Anyway, Sci-Fi went from being a neat addition/expansion of USA Networks to being its savior by bringing in a lot of new things that appealed to a certain fanbase then subtly changing it until it was as bland as the USA channel.  No more obscure TV shows or weirdass movies, now it's either current and godawful sci-fi shows and movies that you could find easily in any crappy video store for a $1 per week rental.  Crocodile 2?   Leprachaun 7?  It's saddening, really....but the harbinger to the full-blown shitfest was indeed Farscape.

Flashback to 1999:  Sci-Fi brings in new management (whose name shall not be mentioned here) who decides to trash everything, including Mystery Science Theater 3000, the channel's official 'new' show.   It's replaced by four new shows:  Farscape, First Wave, Poltergeist: The Series, and the American rights to Lexx.   And over the next four years, the shows on here were mixed and matched due to some arcane method of logic not found on this planet.   Farscape stayed while the others were either replaced, cancelled, or shipped off to other nights to fend for themselves.   The only shows that stayed consistant were Farscape and Lexx.   Many a good show that could have had an audience--Invisible Man, Secret Adventures of Jules Verne, and Good vs. Evil--were hauled off to be shot.  There were a few others, I'm sure, but I can't remember them.   But sadly the new management of Sci-Fi didn't really understand what they were doing:  alienating a built-in fanbase for more ratings.   And when you're a genre network, you simply can't do that.  It defeats the purpose of having a genre network.   Imagine Lifetime or Oxygen suddenly airing the Man Show.   It would negate the entire purpose.   And pissing off your hardcore fans isn't a way to keep your high ratings steady.

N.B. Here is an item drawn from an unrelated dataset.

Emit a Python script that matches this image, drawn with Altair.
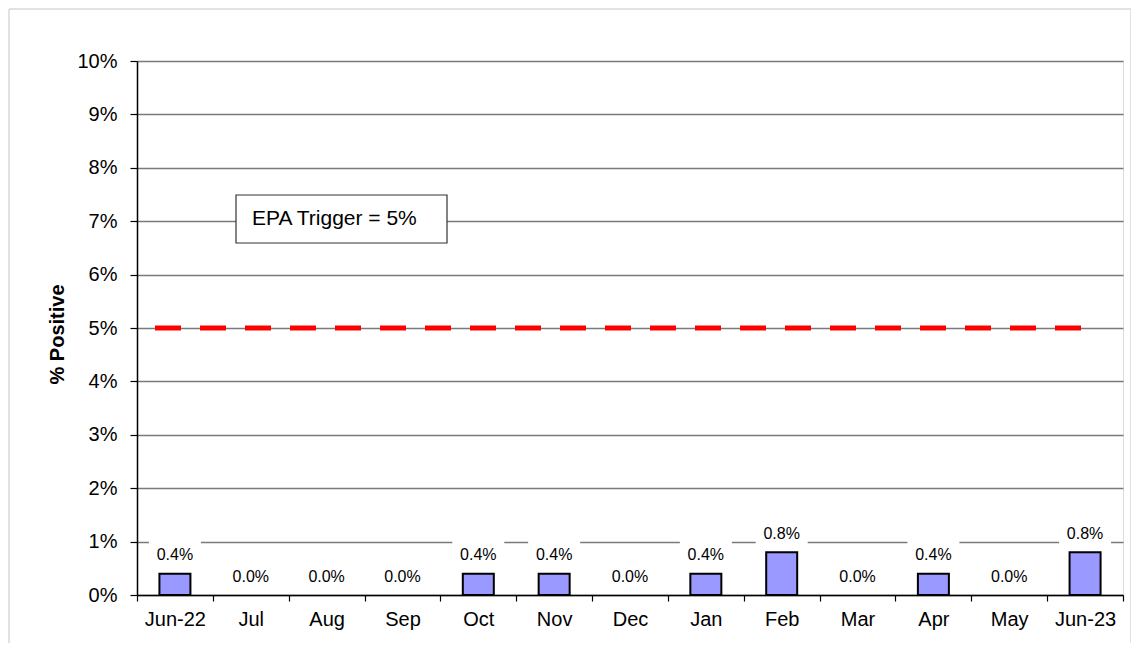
import altair as alt
import pandas as pd

months = ["Jun-22", "Jul", "Aug", "Sep", "Oct", "Nov", "Dec", "Jan", "Feb", "Mar", "Apr", "May", "Jun-23"]
pct_positive = [0.4, 0.0, 0.0, 0.0, 0.4, 0.4, 0.0, 0.4, 0.8, 0.0, 0.4, 0.0, 0.8]
y_ticks = [0, 1, 2, 3, 4, 5, 6, 7, 8, 9, 10]
epa_trigger = 5
trigger_text = "EPA Trigger = 5%"

df = pd.DataFrame({
    "month": months,
    "value": pct_positive,
    "label": [f"{v:.1f}%" for v in pct_positive],
})

W, H = 986, 534
FONT = "Liberation Sans"

x_enc = alt.X("month:N", sort=months, title=None,
              scale=alt.Scale(paddingInner=0, paddingOuter=0),
              axis=alt.Axis(labelAngle=0, labelFontSize=20, labelColor="black",
                            labelPadding=8, tickBand="extent", tickSize=6,
                            tickColor="black", domainColor="black", domainWidth=1.5,
                            tickWidth=1.2, grid=False, labelFont=FONT))
y_enc = alt.Y("value:Q", title="% Positive",
              scale=alt.Scale(domain=[0, 10], nice=False, zero=True),
              axis=alt.Axis(values=y_ticks, labelExpr="datum.value + '%'",
                            labelFontSize=20, labelColor="black", labelPadding=13,
                            tickSize=7, tickColor="black", tickWidth=1.2,
                            domainColor="black", domainWidth=1.5,
                            grid=True, gridColor="#7a7a7a", gridWidth=1.5,
                            titleFontSize=20, titleFontWeight="bold", titleColor="black",
                            titleAngle=-90, titleX=-74, titleY=273, titleAlign="center",
                            titleBaseline="alphabetic", titleFont=FONT, labelFont=FONT))

base = alt.Chart(df)

box_path = "M-1,-0.6L1,-0.6L1,0.6L-1,0.6Z"
label_boxes = base.mark_point(shape=box_path, size=52 * 52, filled=True, fill="white",
                              strokeWidth=0, opacity=1, yOffset=-18.5).encode(x=x_enc, y=y_enc)

bars = base.transform_filter(alt.datum.value > 0).mark_bar(
    width=31, color="#9999FF", stroke="black", strokeWidth=2).encode(x=x_enc, y=y_enc)

labels = base.mark_text(dy=-18.5, baseline="middle", fontSize=16, font=FONT, color="black").encode(
    x=x_enc, y=y_enc, text="label:N")

trigger_line = alt.Chart(pd.DataFrame({"t": [epa_trigger]})).mark_rule(
    color="#FF0000", strokeWidth=5, strokeDash=[26, 19], strokeCap="butt"
).encode(y=alt.Y("t:Q"), x=alt.value(18), x2=alt.value(948))

note_df = pd.DataFrame({"text": [trigger_text]})
note_box = alt.Chart(note_df).mark_rect(fill="white", stroke="#333333", strokeWidth=1.2).encode(
    x=alt.value(99), x2=alt.value(310), y=alt.value(134), y2=alt.value(182))
note_text = alt.Chart(note_df).mark_text(align="left", baseline="middle", fontSize=21,
                                         font=FONT, color="black").encode(
    x=alt.value(115), y=alt.value(158), text="text:N")

border_color = "#d9d9d9"
border_left = alt.Chart(note_df).mark_rule(color=border_color, strokeWidth=1.5).encode(
    x=alt.value(-128), y=alt.value(-52), y2=alt.value(H + 60))
border_top = alt.Chart(note_df).mark_rule(color=border_color, strokeWidth=1.5).encode(
    x=alt.value(-128), x2=alt.value(994), y=alt.value(-52))
border_right = alt.Chart(note_df).mark_rule(color=border_color, strokeWidth=1.5).encode(
    x=alt.value(994), y=alt.value(-52), y2=alt.value(H + 60))

chart = alt.layer(
    border_left, border_top, border_right,
    label_boxes, bars, labels, trigger_line, note_box, note_text
).properties(
    width=W, height=H,
    autosize=alt.AutoSizeParams(type="none"),
    padding={"left": 129, "top": 53, "right": 8, "bottom": 48},
).configure_view(
    stroke="#808080", strokeWidth=2
).configure(font=FONT, background="white")

chart.save("out.html", embed_options={"renderer": "svg", "actions": False})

So, we come to 2003.  Lexx has already stopped production under their own will.   The other shows are either sitting in a vault, their fans brutally pissed over being given a good show and then watching it die under the pretense of 'not getting the ratings' which is a big sack of dogshit.   And now the flagship show Farscape, who oversaw this whole period of the new Sci-Fi, has gotten hoist by its own petard.   Not that I take any joy from that, but it shows an entire incorrectness about their own purpose since 1999.   Now, while Sci-Fi tries to show everyone it's a real live network by airing tedious miniseries with plenty of name-dropping to make sure everybody watches.  But it simply won't work.  The last of the hardcore fans has now left the building.  Whomever watches the miniseries won't stay around to watch Alligator 17 or another stupid marathon of Twilight Zone episodes.  And despite Sci-Fi's boasting of high ratings, one has to admit that the return of the Daytime Rotation is a cry for help, a plea to get back the viewers it alienated over and over again and even that is a failed one, considering most of the rotation is either more Twilight Zone episodes, more New Outer Limits episodes, or more Quantum Leap episodes.  It seems that Sci-Fi will always snatch defeat from the hands of victory of sorts by pulling the same shit over and over again when they slump.   They just don't seem to learn.

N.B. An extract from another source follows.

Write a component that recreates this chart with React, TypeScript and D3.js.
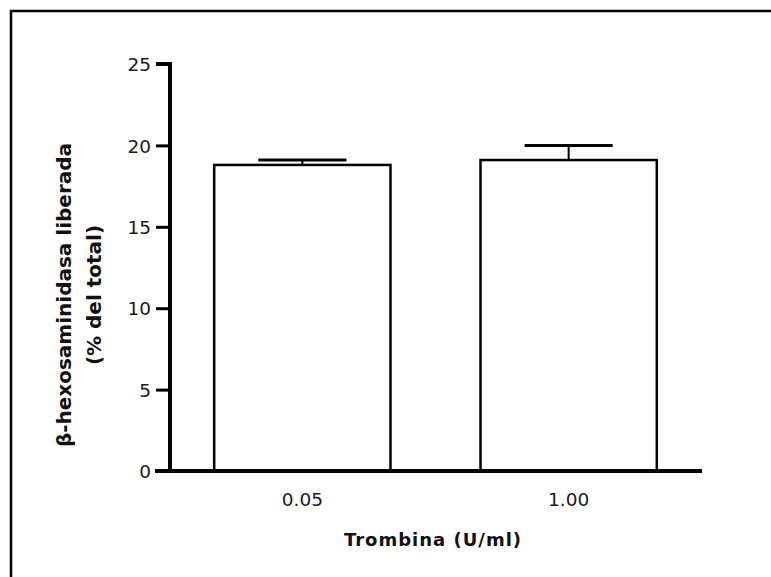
import React, { useEffect, useRef } from "react";
import * as d3 from "d3";

const categories = ["0.05", "1.00"];
const means = [18.8, 19.1];
const errors = [0.3, 0.9];
const yTicks = [0, 5, 10, 15, 20, 25];

const W = 771;
const H = 577;

const App = () => {
  const ref = useRef<SVGSVGElement>(null);

  useEffect(() => {
    const svg = d3.select(ref.current);
    svg.selectAll("*").remove();

    // frame
    svg
      .append("path")
      .attr("d", `M11,${H} V11 H${W}`)
      .attr("fill", "none")
      .attr("stroke", "#000")
      .attr("stroke-width", 2.5);

    const y = d3.scaleLinear().domain([0, 25]).range([471, 64]);
    const x = d3
      .scaleBand()
      .domain(categories)
      .range([170, 701])
      .paddingInner(0.338)
      .paddingOuter(0.166);

    const font = "DejaVu Sans, Verdana, sans-serif";

    // y axis
    const yAxis = d3.axisLeft(y).tickValues(yTicks).tickSize(14).tickPadding(5);
    const gy = svg.append("g").attr("transform", "translate(170,0)").call(yAxis);
    gy.select(".domain").attr("stroke-width", 4).attr("d", `M-14,${y(25)}H0V${y(0)}`);
    gy.selectAll(".tick line").attr("stroke-width", 3);
    gy.selectAll(".tick text")
      .attr("font-family", font)
      .attr("font-size", 18.5)
      .attr("fill", "#1a1a1a")
      .attr("dy", "0.36em");

    // bars
    svg
      .selectAll(".bar")
      .data(categories)
      .join("rect")
      .attr("class", "bar")
      .attr("x", (d) => x(d)!)
      .attr("y", (d, i) => y(means[i]))
      .attr("width", x.bandwidth())
      .attr("height", (d, i) => y(0) - y(means[i]))
      .attr("fill", "#fff")
      .attr("stroke", "#000")
      .attr("stroke-width", 2.5);

    // error bars (upper only)
    const cap = x.bandwidth() / 2;
    categories.forEach((c, i) => {
      const cx = x(c)! + x.bandwidth() / 2;
      svg
        .append("line")
        .attr("x1", cx)
        .attr("x2", cx)
        .attr("y1", y(means[i]))
        .attr("y2", y(means[i] + errors[i]))
        .attr("stroke", "#000")
        .attr("stroke-width", 2);
      svg
        .append("line")
        .attr("x1", cx - cap / 2)
        .attr("x2", cx + cap / 2)
        .attr("y1", y(means[i] + errors[i]))
        .attr("y2", y(means[i] + errors[i]))
        .attr("stroke", "#000")
        .attr("stroke-width", 3);
    });

    // x axis
    const xAxis = d3.axisBottom(x).tickSize(0).tickPadding(22);
    const gx = svg.append("g").attr("transform", `translate(0,${y(0)})`).call(xAxis);
    gx.select(".domain").attr("stroke-width", 4).attr("d", "M155,0H702");
    gx.selectAll(".tick text")
      .attr("font-family", font)
      .attr("font-size", 18.5)
      .attr("fill", "#1a1a1a");

    // axis titles
    svg
      .append("text")
      .attr("x", 433)
      .attr("y", 546)
      .attr("text-anchor", "middle")
      .attr("font-family", font)
      .attr("font-weight", "bold")
      .attr("font-size", 18)
      .attr("letter-spacing", 1)
      .attr("fill", "#111")
      .text("Trombina (U/ml)");

    const yt = svg
      .append("text")
      .attr("transform", "translate(0,295) rotate(-90)")
      .attr("text-anchor", "middle")
      .attr("font-family", font)
      .attr("font-weight", "bold")
      .attr("font-size", 20)
      .attr("fill", "#111");
    yt.append("tspan").attr("x", 0).attr("y", 71).text("β-hexosaminidasa liberada");
    yt.append("tspan").attr("x", 0).attr("y", 101).text("(% del total)");
  }, []);

  return (
    <svg
      ref={ref}
      width={W}
      height={H}
      style={{ position: "absolute", left: 0, top: 0, background: "#fff" }}
    />
  );
};

export default App;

But one note of irony:  Since 1997, MST3K has never left the air.   Reruns of the show continue until January 2004.  Demand for the show still is high, despite the 'lack of ratings and change of direction.'   Even while the show airs Saturday mornings it's still rated high enough to continue there for a considerable time.   If the reruns are let go in 2004, the show will have ran seven straight years on that network, longer than the Farscape experiment and the myriad of new shows that have cost more per show than MST3K ever did.

Chew on that, Sci-Fi.   I could spell it out for you, but why bother?